On November 15, Salazar started taking hormonal injections to stimulate her ovaries, and two weeks later doctors retrieved five viable eggs. A month later, she had a six-hour surgery to remove her cervix, uterus, and fallopian tubes.

“I was in a lot of pain, but I was eager to start living my life again,” Salazar says. She returned home to her studio apartment in Los Gatos three days later to begin her recovery.

Shortly after, on Christmas Eve, Toro proposed.

“I jumped off that couch and said, ‘Yes!'” Salazar recalls. “I hadn’t moved that fast in nine days!”

With a 30% chance of her cancer returning, in February 2022 Salazar started a five-week course of radiation treatment five times a week. The treatment caused severe diarrhea, dehydration, and nausea.

“I could barely eat,” Salazar remembers. She received three blood transfusions in the last two weeks to help regain her strength. “I was really struggling, I was so sick.”

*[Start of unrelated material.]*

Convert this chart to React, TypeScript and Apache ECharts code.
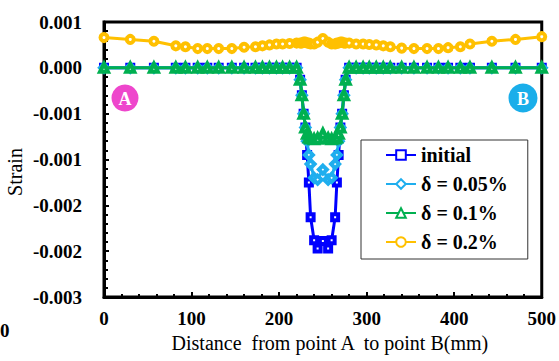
import React, { useEffect, useRef } from "react";
import * as echarts from "echarts";

// Distance from point A (mm)
const positions = [
  0, 30, 57, 82, 93, 107, 118, 131, 146, 160, 173, 181, 189, 197, 204, 212,
  220, 224, 226, 228, 230, 232, 234, 236, 240, 244, 250, 256, 260, 264, 266,
  268, 270, 272, 274, 276, 280, 288, 296, 303, 311, 319, 327, 340, 354, 369,
  382, 393, 407, 418, 443, 470, 500,
];

const flatLeft = [0, 0, 0, 0, 0, 0, 0, 0, 0, 0, 0, 0, 0, 0, 0, 0, 0];
const flatRight = [0, 0, 0, 0, 0, 0, 0, 0, 0, 0, 0, 0, 0, 0, 0, 0, 0];

const initialDip = [
  -0.00013, -0.0003, -0.0005, -0.00065, -0.00095, -0.00125, -0.00163, -0.00188,
  -0.00197, -0.00189, -0.00197, -0.00188, -0.00163, -0.00125, -0.00095,
  -0.00065, -0.0005, -0.0003, -0.00013,
];
const d005Dip = [
  -0.00013, -0.0003, -0.0005, -0.00065, -0.0008, -0.00095, -0.00105, -0.0012,
  -0.00122, -0.00111, -0.00122, -0.0012, -0.00105, -0.00095, -0.0008,
  -0.00065, -0.0005, -0.0003, -0.00013,
];
const d01Dip = [
  -0.00013, -0.0003, -0.0005, -0.00065, -0.00072, -0.00076, -0.00077, -0.00078,
  -0.00077, -0.00072, -0.00077, -0.00078, -0.00077, -0.00076, -0.00072,
  -0.00065, -0.0005, -0.0003, -0.00013,
];

const initialStrain = [...flatLeft, ...initialDip, ...flatRight];
const d005Strain = [...flatLeft, ...d005Dip, ...flatRight];
const d01Strain = [...flatLeft, ...d01Dip, ...flatRight];
const d02Strain = [
  0.00033, 0.00031, 0.00029, 0.00024, 0.00023, 0.00021, 0.00021, 0.00021,
  0.00021, 0.000225, 0.00023, 0.00024, 0.00025, 0.00026, 0.00026, 0.000265,
  0.00027, 0.00027, 0.00027, 0.00028, 0.00028, 0.00027, 0.00027, 0.00026,
  0.00026, 0.00028, 0.00032, 0.00028, 0.00026, 0.00026, 0.00027, 0.00027,
  0.00028, 0.00028, 0.00027, 0.00027, 0.00027, 0.00026, 0.00026, 0.000255,
  0.00025, 0.00024, 0.00023, 0.000215, 0.00021, 0.00021, 0.00021, 0.00022,
  0.00023, 0.00026, 0.00029, 0.00031, 0.00034,
];

const seriesNames = ["initial", "δ = 0.05%", "δ = 0.1%", "δ = 0.2%"];
const seriesValues = [initialStrain, d005Strain, d01Strain, d02Strain];
const seriesColors = ["#0000FF", "#1FAEEE", "#00B050", "#FFC000"];
const seriesSymbols = ["rect", "diamond", "triangle", "circle"];
const seriesSymbolSizes = [6, 8, 8, 7];

const SERIF = "'Liberation Serif', 'Times New Roman', serif";

function fmtStrain(v: number): string {
  const n = Math.round(Math.abs(v) * 2000);
  const thousandths = Math.ceil(n / 2);
  const s = (thousandths / 1000).toFixed(3);
  return v < -1e-12 ? "-" + s : s;
}

export default function App() {
  const ref = useRef<HTMLDivElement>(null);
  useEffect(() => {
    if (!ref.current) return;
    const chart = echarts.init(ref.current, null, { renderer: "svg" });
    const series = seriesNames.map((name, i) => ({
      name,
      type: "line",
      data: positions.map((x, j) => [x, seriesValues[i][j]]),
      symbol: seriesSymbols[i],
      symbolSize: seriesSymbolSizes[i],
      showAllSymbol: true,
      lineStyle: { color: seriesColors[i], width: 3 },
      itemStyle: { color: "#FFFFFF", borderColor: seriesColors[i], borderWidth: 4 },
      z: 2 + i,
    }));
    chart.setOption({
      animation: false,
      backgroundColor: "#FFFFFF",
      grid: {
        left: 104,
        right: 17,
        top: 22,
        bottom: 64,
        show: true,
        borderColor: "#000000",
        borderWidth: 3,
      },
      xAxis: {
        type: "value",
        min: 0,
        max: 500,
        interval: 100,
        minorTick: { show: true, splitNumber: 5, length: 3, lineStyle: { color: "#000", width: 2 } },
        axisLine: { onZero: false, lineStyle: { color: "#000", width: 3 } },
        axisTick: { inside: true, length: 5, lineStyle: { color: "#000", width: 2 } },
        splitLine: { show: false },
        axisLabel: {
          color: "#000",
          fontFamily: SERIF,
          fontWeight: "bold",
          fontSize: 19,
          margin: 12,
        },
        name: "Distance  from point A  to point B(mm)",
        nameLocation: "middle",
        nameGap: 35,
        nameTextStyle: {
          color: "#000",
          fontFamily: SERIF,
          fontSize: 20,
          padding: [0, 0, 0, 14],
        },
      },
      yAxis: {
        type: "value",
        min: -0.0025,
        max: 0.0005,
        interval: 0.0005,
        minorTick: { show: true, splitNumber: 5, length: 4, lineStyle: { color: "#000", width: 2 } },
        axisLine: { onZero: false, lineStyle: { color: "#000", width: 3 } },
        axisTick: { inside: true, length: 5, lineStyle: { color: "#000", width: 2 } },
        splitLine: { show: false },
        axisLabel: {
          color: "#000",
          fontFamily: SERIF,
          fontWeight: "bold",
          fontSize: 19,
          margin: 22,
          formatter: fmtStrain,
        },
      },
      legend: {
        orient: "vertical",
        left: 361,
        top: 140,
        padding: [5, 20, 7, 24],
        itemWidth: 30,
        itemHeight: 12,
        itemGap: 9,
        backgroundColor: "#FFFFFF",
        borderColor: "#333333",
        borderWidth: 1,
        borderRadius: 0,
        textStyle: {
          color: "#000",
          fontFamily: SERIF,
          fontWeight: "bold",
          fontSize: 20,
          lineHeight: 20,
        },
        data: seriesNames,
      },
      graphic: [
        {
          type: "text",
          x: 15,
          y: 172,
          rotation: Math.PI / 2,
          style: {
            text: "Strain",
            font: `20px ${SERIF}`,
            fill: "#000",
            align: "center",
            verticalAlign: "middle",
          },
        },
        {
          type: "text",
          x: 0,
          y: 330,
          style: {
            text: "0",
            font: `bold 19px ${SERIF}`,
            fill: "#000",
            align: "left",
            verticalAlign: "middle",
          },
        },
        {
          type: "circle",
          shape: { cx: 125, cy: 98, r: 13.5 },
          style: { fill: "#EE46CC" },
          z: 10,
        },
        {
          type: "text",
          x: 125,
          y: 99,
          style: {
            text: "A",
            font: `bold 18px ${SERIF}`,
            fill: "#FFFFFF",
            align: "center",
            verticalAlign: "middle",
          },
          z: 11,
        },
        {
          type: "circle",
          shape: { cx: 523, cy: 98, r: 14.5 },
          style: { fill: "#1AAEEA" },
          z: 10,
        },
        {
          type: "text",
          x: 523,
          y: 99,
          style: {
            text: "B",
            font: `bold 18px ${SERIF}`,
            fill: "#FFFFFF",
            align: "center",
            verticalAlign: "middle",
          },
          z: 11,
        },
      ],
      series,
    });
    return () => chart.dispose();
  }, []);
  return (
    <div
      ref={ref}
      style={{ position: "fixed", left: 0, top: 0, width: 559, height: 361 }}
    />
  );
}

Patricia Salazar and Aaron Toro

Just a month after finishing her radiation treatment, Salazar started to feel stronger and decided to join the Sea Otter Classic, a 30-mile bike race in Monterey, California, with lots of tough hills.

“I didn’t do very well, and it took me a long time,” she says. “But while I was biking, I told myself, ‘This is who you were before cancer, and this is who you still are. You can handle tough things — and cancer is just one of them.'”

On September 2, 2022, Salazar and Toro got married in a small ceremony at Snow Canyon State Park in Utah, not far from where they first met at Bryce Canyon 14 months earlier.

“After my cancer journey, I wanted our wedding to focus on our love and what we’ve been through,” Salazar says. “We invited four friends and wrote our own vows. It was really special.”

Nowadays, the newlyweds enjoy cooking together on weekends and going hiking with their dog, Bryce. Toro recently left the Navy and now works as a tech account manager at a software company, while Salazar continues her work with nonprofit organizations.

Even though her radiation treatment has started her menopause early (she’s thinking about taking hormone replacement therapy), she and Toro hope to start a family with the help of a surrogate in the next year.

“We want to get started soon,” Salazar says. “Beating cancer was just one obstacle. I’m still the same person, I just have a longer story now.”